Regardless, real estate agents exude an air of sadness and one cannot but feel sorry for them. I have yet to meet one who felt comfortable in his skin and inevitably it would come out in our conversations that "man een kaareh neestam." (This is not my line of work) Seems like all real estate agents in Tehran, aware fully of the stigma attached to them, would rather tell you they failed at other jobs and are here temporarily than have you think they actually like their job.

Throughout my one week apartment hunt, I came across a variety of agents, young and old, kind and cocky, all of whom reminded me of the characters in David Mamet's Glengarry Glenn Ross. I had a brief encounter with one, a man in his 50s, scraggly looking, wearing an old winter coat with a tattered green and red scarf around his neck even inside the over-heated office. Once I was seated, a man who looked in charge called him and told him to see what I wanted. He sat down in front of me, and I could see the struggle in his body as he attempted to take on a seller's persona.

His tools of the trade were simple: A notebook, of the kind we used to write math equations in when I was a junior high student in Iran, covered with an old newspaper and plain plastic for protection. He opened it to a page for one bedrooms where he had written descriptions and phone numbers. Once in a while he would attempt something like "You're going to love this place," but he was so unconvincing even to himself that he gave it up after a couple of minutes. After he asked me what I did and why I was in Iran (student, research), the tables turned immediately and he took on the tone of deference often reserved for those coming from the U.S.

"I am not much of anything," he said to my murmur of ekhtiar dareed, "but I love history. Do you know much of our ancient history?" he asked politely. The sadness he carried on him stayed with me long after we saw a small studio whose door opened on to the building's parking lot and whose owner was appropriately dressed in a wife beater.

The real estate agent I finally got was at that great warehouse of real estate agencies . After traveling through the maze and passing rows and rows of sardined young middle-aged smoking men, I reached a gentle man we'll call Mr. Shirazi. Mr. Shirazi is a 29-year-old going 40. He has black hair parted in the middle and glasses, and his wardrobe never ever changed from the maroon suit, cream-colored shirt and knitted vest, and dark pants he was wearing the first time I saw him.

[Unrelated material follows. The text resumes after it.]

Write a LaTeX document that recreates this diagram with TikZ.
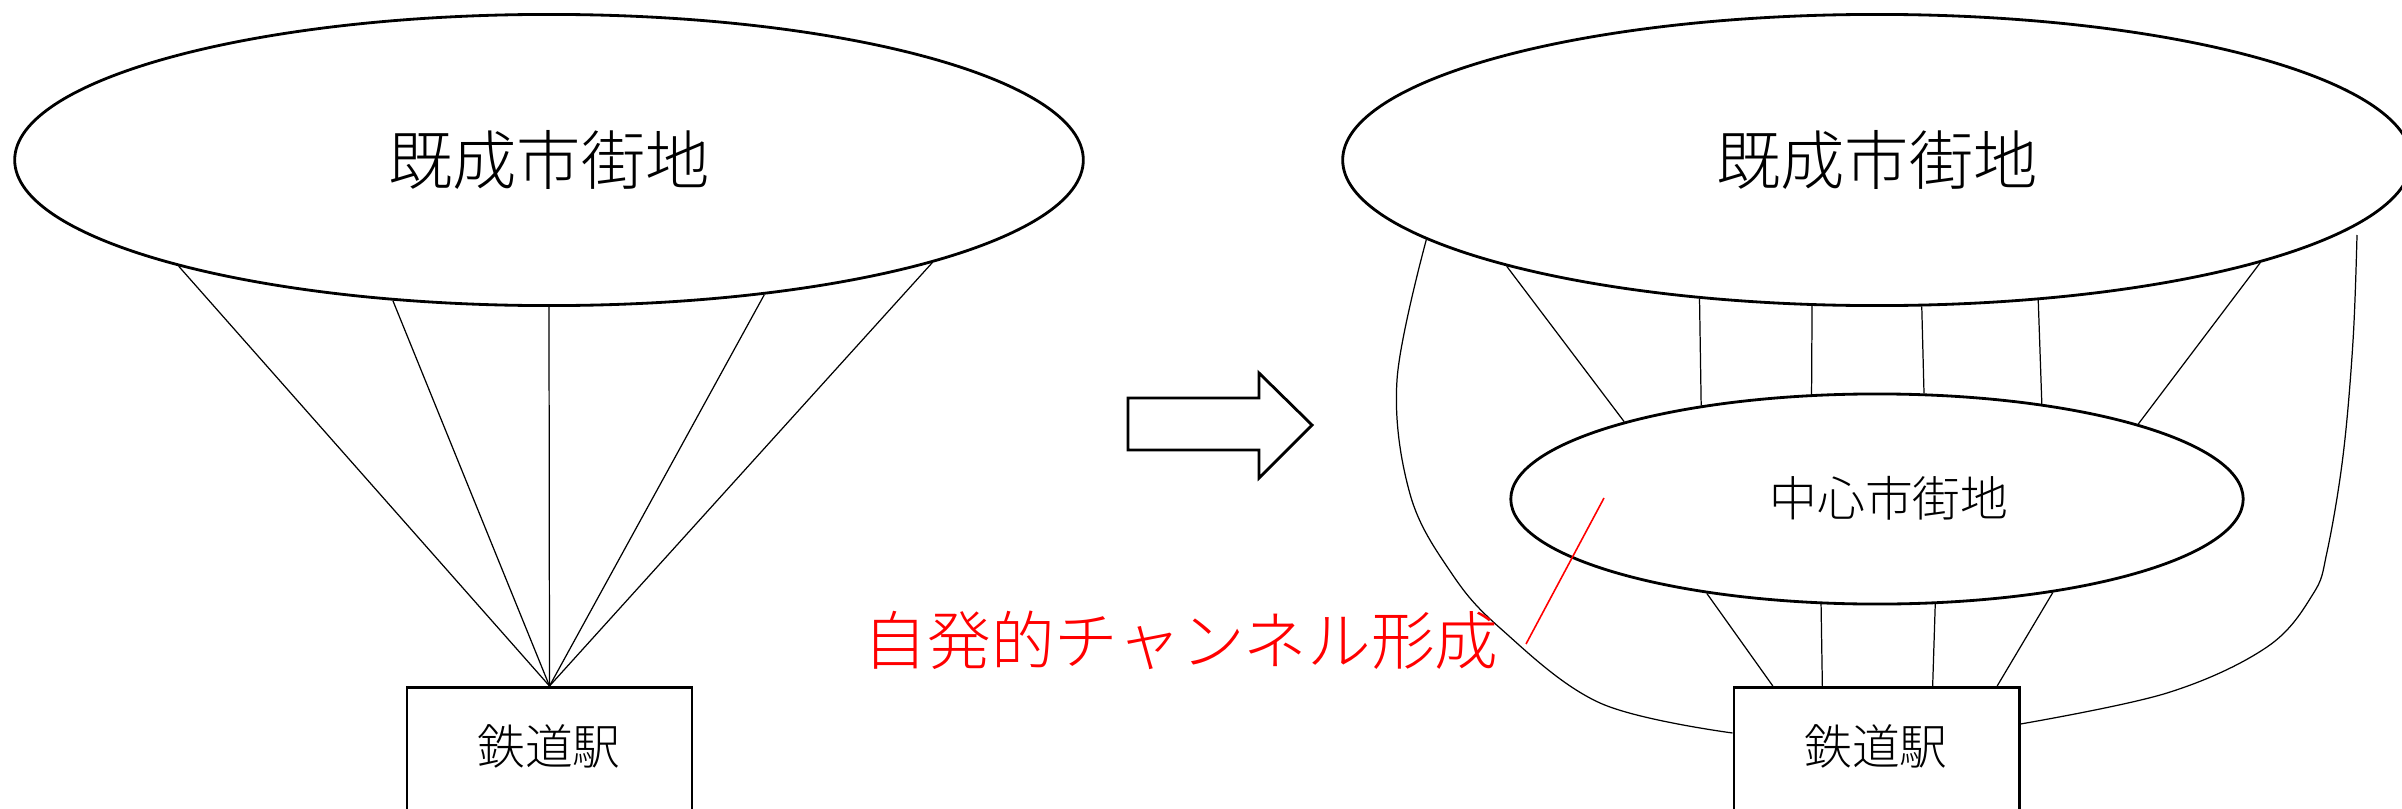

The second or third sentence out of his mouth was "this isn't my real job. I'm just doing this because I failed at another business," at which point he dropped his head and stared at the ground. "I'm real good at it though," he continued, "my strength is in negotiation." I nodded my head, not really knowing what to say and I was definitely not surprised when his next sentence was "is it hard for someone like me to go khaarej (abroad) for studies? How much English do I need to know?"

In one of our several outings, I invited Mr. Shirazi to a cup of coffee at Tehran's coffeeshop center on Ghandi Ave, where 5-6 coffeeshops sitting next to each other cater to Tehran's upper class youth's entertainment needs. It was early and CafedeFrance (written as one word) was somewhat empty. Sitting behind its dark wood tables, drinking coffee, eating banana splits, and caressing each other were two couples. We sat next to the window in the warm sun.

Mr. Shirazi did not seem more uncomfortable than he normally seemed. Over a cup of coffee that purported to be Qahve Faranseh but tasted oddly like Nescafe, he told me about his business venture. He used to have a business in Qazvin that went under and forced him to get into real estate. He had saved enough money to buy land, enough to plant 120 kiwi trees. After two years, the trees had given their first fruit which had by the time we spoke, been picked and stored in large freezers waiting for Noruz and the rise in prices to come out and be sold on the market.

This being Iran of course, it wasn't that simple. Turns out that the land he had bought was confiscated land that belonged to a "Savaki" (secret agent in the Shah's regime) who had now returned to Iran to reclaim it. The government had acknowledged the alleged Savaki's right to the land and now Mr. Shirazi, my 29-year-old real estate agent who lived in Tehranpars but showed luxurious apartments in Fereshteh, Tajrish, and Za'feraniyeh to rich clients, had to go to court and settle things with him. He didn't seem bitter just tired, or maybe even too tired to be that. "I just have to keep going to court and see what I can do," he said impassively.

My several apartment searches with him and with other real estate agents proved to be fruitless. The market for rented apartments in Tehran is very hot and the prices high. As one agent told me (and another homeowner confirmed), furnished places (and even nicely located unfurnished one bedrooms) are quickly taken by rich men who need an extra place to "entertain guests". I eventually found a place through the most efficient medium for getting anything done in Iran: ashnaa -- acquaintances and friends of friends.

I have become extremely sensitive to the sight of these half-finished tall buildings set against Tehran's skyline. Standing on the pedestrian bridge that traverses Moddaress Highway and connects Jordan to Elahiyeh, I fight the feeling that I am losing something, something precious and irreplaceable. Change has always been part of life, I tell myself. Nothing ever stays the same and even things that I wish would stay the same forever were different in a time before mine, I think to myself, as construction workers bang away at a concrete monsters standing where once trees stood.

And I imagine the future, the 100s of new apartments with their brand new white exteriors and their untouched insides, being shown to couples and families whose upward mobility manifest itself in an apartment in a borj in Fereshteh, and men in need of a home away from home in a place where no questions are asked as long as your pants are bulging big with hard cash. And I imagine the men who show them these apartments and who, mistrusted by their clients and hated by larger society, make their way to work every day from somewhere else, Tehranpars, Resalat, Jannatabad, thinking every minute to themselves: "man een kaareh neestam."